Québec se préoccupe aussi du sort du secteur agricole. Dans son Plan d’agriculture durable annoncé à l’automne 2020, le ministère de l’Agriculture, des Pêcheries et de l’Alimentation (MAPAQ) établit cinq objectifs à atteindre d’ici la prochaine décennie. Il est par exemple question d’améliorer la santé et la conservation des sols en bonifiant entre autres le pourcentage de matière organique des sols agricoles.

Des intentions que salue Martin Caron, président de l’UPA. « Le premier outil en agriculture, ce sont les sols. Mieux ces derniers se portent, mieux c’est pour tout le monde », affirme-t-il en entrevue avec Les Affaires. En 2019, la gestion des sols agricoles représentait 26,3 % des émissions de gaz à effet de serre de la production agricole dans la province.

La protection des superficies cultivées en hiver, une autre manière de prendre soin des sols, figure parmi les pratiques que souhaite encourager le MAPAQ. Les agriculteurs québécois ont été nombreux à soumettre un plan en ce sens dans le cadre de l’Initiative ministérielle de rétribution des pratiques agroenvironnementales.

Cette mesure, qui reconnaît les pratiques agroenvironnementales ambitieuses et est synonyme de gains environnementaux importants, a connu un franc succès lors de sa première mouture, en 2022. Quelque 1850 entreprises agricoles s’y étaient inscrites en un peu plus de 24 heures, se partageant ainsi la totalité de l’enveloppe initiale de 56 millions de dollars (M$) prévue sur quatre ans.

La deuxième période d’inscription a connu le même engouement.

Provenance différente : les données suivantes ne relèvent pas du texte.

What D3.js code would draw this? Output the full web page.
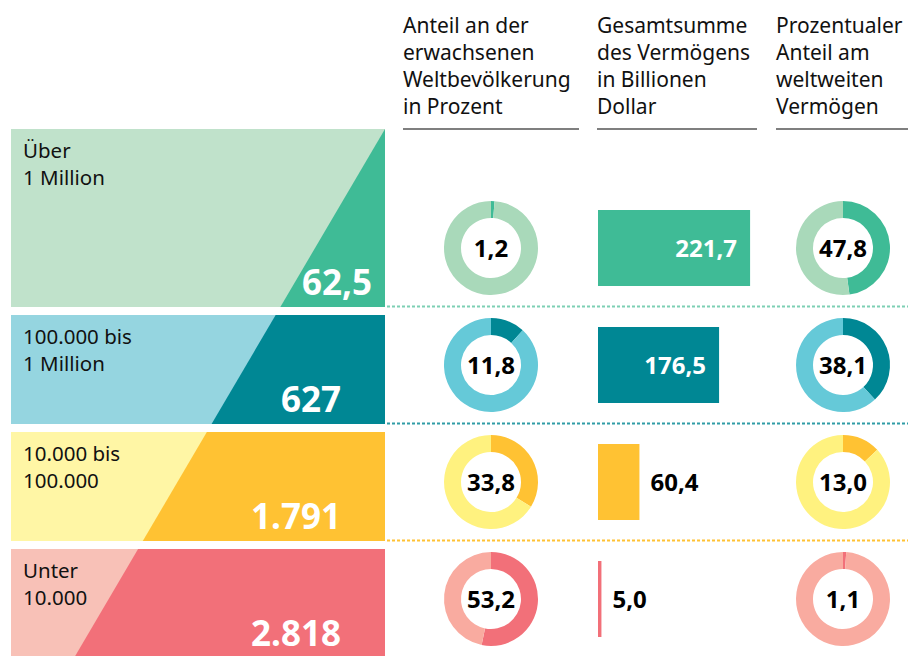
<!DOCTYPE html>
<html>
<head>
<meta charset="utf-8">
<script src="https://cdn.jsdelivr.net/npm/d3@7"></script>
<style>
  body { margin: 0; background: #fff; }
  text { font-family: "Noto Sans", "Open Sans", sans-serif; }
</style>
</head>
<body>
<div id="chart"></div>
<script>
// Vermögensklassen (Dollar) und Werte
var classLabels = [["Über", "1 Million"], ["100.000 bis", "1 Million"], ["10.000 bis", "100.000"], ["Unter", "10.000"]];
var adultsMio = [62.5, 627, 1791, 2818];          // Erwachsene in Millionen
var popShare = [1.2, 11.8, 33.8, 53.2];           // Anteil an Weltbevölkerung, %
var wealthTotal = [221.7, 176.5, 60.4, 5.0];      // Billionen Dollar
var wealthShare = [47.8, 38.1, 13.0, 1.1];        // Anteil am Vermögen, %

var headers = [
  ["Anteil an der", "erwachsenen", "Weltbevölkerung", "in Prozent"],
  ["Gesamtsumme", "des Vermögens", "in Billionen", "Dollar"],
  ["Prozentualer", "Anteil am", "weltweiten", "Vermögen"]
];

var darkColors  = ["#3fbb96", "#008794", "#ffc233", "#f27079"];
var lightColors = ["#c0e2cb", "#95d5e0", "#fff6a5", "#f8c1b7"];
var ringColors  = ["#a9d9ba", "#65c9d8", "#fff27f", "#f9aba0"];
var dotColors   = ["#7dd0b4", "#2f9ca6", "#ffc233"];

var width = 924, height = 656;

var locale = d3.formatLocale({decimal: ",", thousands: ".", grouping: [3], currency: ["", ""]});
var fmtCount = function(v) { return Number.isInteger(v) ? locale.format(",d")(v) : locale.format(",.1f")(v); };
var fmt1 = locale.format(",.1f");

var svg = d3.select("#chart").append("svg")
  .attr("width", width)
  .attr("height", height);

// Row layout (left panels)
var panelLeft = 11, panelRight = 385;
var firstTop = 129, firstH = 178, rowH = 109, gap = 8;
var rows = classLabels.map(function(d, i) {
  var top = i == 0 ? firstTop : firstTop + firstH + gap + (i - 1) * (rowH + gap);
  var h = i == 0 ? firstH : rowH;
  return {i: i, top: top, bottom: top + h};
});

// one continuous diagonal through all panels
var diag = d3.scaleLinear()
  .domain([firstTop, rows[3].bottom])
  .range([panelRight, 74]);

// Header columns
var colX = [404, 598, 777];
var colEnd = [579, 757, 908];
headers.forEach(function(lines, c) {
  var t = svg.append("text")
    .attr("x", colX[c] - 1)
    .attr("y", 33)
    .style("font-size", "21px")
    .style("fill", "#111");
  lines.forEach(function(l, j) {
    t.append("tspan").attr("x", colX[c] - 1).attr("dy", j == 0 ? 0 : 27).text(l);
  });
  svg.append("line")
    .attr("x1", colX[c] - 1).attr("x2", colEnd[c])
    .attr("y1", 129).attr("y2", 129)
    .style("stroke", "#555")
    .style("stroke-width", 1.5);
});

// Left panels
var panel = svg.selectAll("g.panel")
  .data(rows).enter()
  .append("g")
  .attr("class", "panel");

panel.append("rect")
  .attr("x", panelLeft)
  .attr("y", function(d) { return d.top; })
  .attr("width", panelRight - panelLeft)
  .attr("height", function(d) { return d.bottom - d.top; })
  .style("fill", function(d) { return lightColors[d.i]; });

panel.append("path")
  .attr("d", function(d) {
    return d3.line()([
      [diag(d.top), d.top], [panelRight, d.top],
      [panelRight, d.bottom], [diag(d.bottom), d.bottom]
    ]) + "Z";
  })
  .style("fill", function(d) { return darkColors[d.i]; });

panel.each(function(d) {
  var t = d3.select(this).append("text")
    .attr("x", 23)
    .attr("y", d.top + 29)
    .style("font-size", "20.5px")
    .style("fill", "#111");
  classLabels[d.i].forEach(function(l, j) {
    t.append("tspan").attr("x", 23).attr("dy", j == 0 ? 0 : 27).text(l);
  });
});

panel.append("text")
  .attr("x", function(d) { return d.i == 0 ? panelRight - 13 : panelRight - 44; })
  .attr("y", function(d) { return d.bottom - 12; })
  .attr("text-anchor", "end")
  .style("font-size", "35px")
  .style("font-weight", "bold")
  .style("fill", "#fff")
  .text(function(d) { return fmtCount(adultsMio[d.i]); });

// dotted separators
svg.selectAll("line.dots")
  .data(rows.slice(0, 3)).enter()
  .append("line")
  .attr("class", "dots")
  .attr("x1", panelRight + 2).attr("x2", 908)
  .attr("y1", function(d) { return d.bottom - 0.5; })
  .attr("y2", function(d) { return d.bottom - 0.5; })
  .style("stroke", function(d) { return dotColors[d.i]; })
  .style("stroke-width", 2)
  .style("stroke-dasharray", "3,2");

// row centres on the right
var cy = function(d) { return d.bottom - 59; };

var arc = d3.arc().innerRadius(30).outerRadius(47);
var pie = d3.pie().sort(null).value(function(v) { return v; });

function donut(values, cx) {
  var g = svg.selectAll(null)
    .data(rows).enter()
    .append("g")
    .attr("transform", function(d) { return "translate(" + cx + "," + cy(d) + ")"; });
  g.selectAll("path")
    .data(function(d) {
      return pie([values[d.i], 100 - values[d.i]]).map(function(a, k) { a.row = d.i; a.k = k; return a; });
    })
    .enter().append("path")
    .attr("d", arc)
    .style("fill", function(a) { return a.k == 0 ? darkColors[a.row] : ringColors[a.row]; });
  g.append("text")
    .attr("text-anchor", "middle")
    .attr("dy", "0.36em")
    .style("font-size", "24px")
    .style("font-weight", "bold")
    .style("fill", "#000")
    .text(function(d) { return fmt1(values[d.i]); });
}

donut(popShare, 491);
donut(wealthShare, 843);

// bars: total wealth
var x = d3.scaleLinear().domain([0, 100]).range([0, 68.6]);
var barX = 598, barH = 76;

var bar = svg.selectAll("g.bar")
  .data(rows).enter()
  .append("g")
  .attr("class", "bar");

bar.append("rect")
  .attr("x", barX)
  .attr("y", function(d) { return cy(d) - barH / 2; })
  .attr("width", function(d) { return x(wealthTotal[d.i]); })
  .attr("height", barH)
  .style("fill", function(d) { return darkColors[d.i]; });

bar.append("text")
  .attr("x", function(d) {
    var w = x(wealthTotal[d.i]);
    return w > 100 ? barX + w - 13 : barX + w + 11;
  })
  .attr("y", function(d) { return cy(d); })
  .attr("dy", "0.36em")
  .attr("text-anchor", function(d) { return x(wealthTotal[d.i]) > 100 ? "end" : "start"; })
  .style("font-size", "24px")
  .style("font-weight", "bold")
  .style("fill", function(d) { return x(wealthTotal[d.i]) > 100 ? "#fff" : "#000"; })
  .text(function(d) { return fmt1(wealthTotal[d.i]); });
</script>
</body>
</html>
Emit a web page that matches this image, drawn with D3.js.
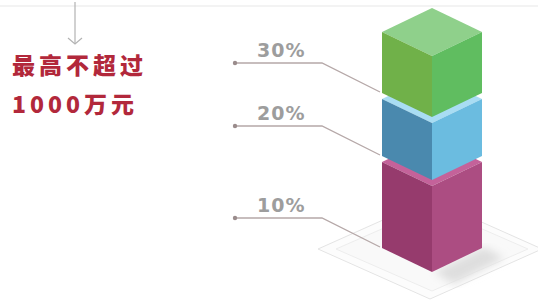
<!DOCTYPE html>
<html>
<head>
<meta charset="utf-8">
<script src="https://cdn.jsdelivr.net/npm/d3@7"></script>
<style>
  html, body { margin: 0; padding: 0; background: #fff; }
  svg { display: block; }
</style>
</head>
<body>
<div id="chart"></div>
<script>
// tiers from bottom to top
var rates = ["10%", "20%", "30%"];
var tierHeight = [86, 57, 61];   // drawn height of each block
var headline = ["最高不超过", "1000万元"];

var faceColors = [
  { top: "#c4629a", left: "#963b6d", right: "#ac4d82" },
  { top: "#a9ddf3", left: "#4a89ae", right: "#6bbce0" },
  { top: "#8fd08b", left: "#70b149", right: "#60bd60" }
];

var width = 538, height = 301;
var gap = 6;

var svg = d3.select("#chart").append("svg")
    .attr("width", width)
    .attr("height", height);

// stack the tiers
var stack = [], acc = 0;
tierHeight.forEach(function(h, i) {
  stack.push({ i: i, y0: acc, y1: acc + h, rate: rates[i] });
  acc += h + gap;
});
var total = acc - gap;

var y = d3.scaleLinear().domain([0, total]).range([248, 32]);

var x0 = 382, xc = 432, x1 = 482, dy = 24;

// faint top line
svg.append("line")
    .attr("x1", 0).attr("x2", width)
    .attr("y1", 6).attr("y2", 6)
    .attr("stroke", "#f3f3f3").attr("stroke-width", 2);

// platform
var defs = svg.append("defs");
defs.append("filter").attr("id", "blur")
  .append("feGaussianBlur").attr("stdDeviation", 4);

function diamond(cx, cy, hw, hh) {
  return [[cx - hw, cy], [cx, cy - hh], [cx + hw, cy], [cx, cy + hh]];
}
var line = d3.line().curve(d3.curveLinearClosed);

svg.append("path")
    .attr("d", line(diamond(430, 249, 112, 50)))
    .attr("fill", "#fcfcfc")
    .attr("stroke", "#e4e4e4");
svg.append("path")
    .attr("d", line(diamond(432, 249, 96, 42)))
    .attr("fill", "#f9f9f9")
    .attr("stroke", "#ededed");

// shadow under cube
svg.append("path")
    .attr("d", line([[434, 272], [484, 247], [504, 258], [454, 284]]))
    .attr("fill", "#dedede")
    .attr("filter", "url(#blur)");

// blocks, bottom first so upper blocks cover lower top faces
var blocks = svg.selectAll("g.block").data(stack).enter()
  .append("g").attr("class", "block");

blocks.append("path")
    .attr("d", function(d) {
      var t = y(d.y1);
      return line([[x0, t], [xc, t - dy], [x1, t], [xc, t + dy]]);
    })
    .attr("fill", function(d) { return faceColors[d.i].top; });

blocks.append("path")
    .attr("d", function(d) {
      var t = y(d.y1), b = y(d.y0);
      return line([[x0, t], [xc, t + dy], [xc, b + dy], [x0, b]]);
    })
    .attr("fill", function(d) { return faceColors[d.i].left; });

blocks.append("path")
    .attr("d", function(d) {
      var t = y(d.y1), b = y(d.y0);
      return line([[xc, t + dy], [x1, t], [x1, b], [xc, b + dy]]);
    })
    .attr("fill", function(d) { return faceColors[d.i].right; });

// leader lines and labels
var leaders = svg.selectAll("g.leader").data(stack).enter()
  .append("g").attr("class", "leader");

leaders.append("path")
    .attr("d", function(d) {
      var b = y(d.y0);
      return d3.line()([[235, b - 30], [322, b - 30], [x0 - 2, b - 1]]);
    })
    .attr("fill", "none")
    .attr("stroke", "#b5a8a8")
    .attr("stroke-width", 1.3);

leaders.append("circle")
    .attr("cx", 235)
    .attr("cy", function(d) { return y(d.y0) - 30; })
    .attr("r", 2.2)
    .attr("fill", "#9a8c8c");

leaders.append("text")
    .attr("x", 257)
    .attr("y", function(d) { return y(d.y0) - 36; })
    .attr("font-family", "DejaVu Sans, sans-serif")
    .attr("font-weight", "bold")
    .attr("font-size", 19)
    .attr("letter-spacing", 1)
    .attr("fill", "#9d9d9d")
    .text(function(d) { return d.rate; });

// arrow
svg.append("line")
    .attr("x1", 75).attr("x2", 75)
    .attr("y1", 2).attr("y2", 44)
    .attr("stroke", "#b3b3b3").attr("stroke-width", 1.2);
svg.append("path")
    .attr("d", d3.line()([[68, 38], [75, 44], [82, 38]]))
    .attr("fill", "none")
    .attr("stroke", "#b3b3b3").attr("stroke-width", 1.2);

// headline
svg.selectAll("text.head").data(headline).enter()
  .append("text")
    .attr("class", "head")
    .attr("x", 12)
    .attr("y", function(d, i) { return i === 0 ? 74 : 113; })
    .attr("font-family", "Noto Sans CJK SC, sans-serif")
    .attr("font-weight", 900)
    .attr("font-size", 23)
    .attr("letter-spacing", 4)
    .attr("fill", "#b2283b")
    .text(function(d) { return d; });
</script>
</body>
</html>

Quelques jours après son lancement, début mars, plus de 1000 entreprises supplémentaires se sont enregistrées pour bénéficier de l’enveloppe additionnelle de 29 M$. Ils avaient pourtant jusqu’au 31 mars pour soumettre leur dossier en bonne et due forme.

« C’est toujours motivant de réaliser que nos actions sont reconnues et qu’elles peuvent avoir un impact positif sur notre société, déclare le producteur laitier Samuel Ostiguy, copropriétaire de la ferme Janot, en Montérégie, par voie de communiqué. L’Initiative apporte aussi l’incitatif financier souvent manquant pour justifier de mettre en place un projet agroenvironnemental. »

 

Tout n’est pas rose

Malgré ces bonnes volontés, le secteur agricole demeure sur sa faim. En cause : un soutien étatique à l’agriculture qui demeure largement insuffisant, car « non compétitif », déplore Martin Caron. « La concurrence sur les marchés est internationale. Au Québec et au Canada, les compensations ne permettent pas, à l’heure actuelle, de s’adapter aux changements climatiques », dit-il.

Une analyse récente de l’Organisation de coopération et de développement économiques (OCDE) confirme ses dires. Pour la période 2019 à 2021, le Canada a consacré à peine 0,4 % de son produit intérieur brut au développement de ce secteur, un chiffre loin derrière les Philippines (2,7 %) et la Chine (1,8 %), mais aussi la Corée du Sud (1,5 %), la Suisse (1,0 %) et l’Union européenne (0,7 %).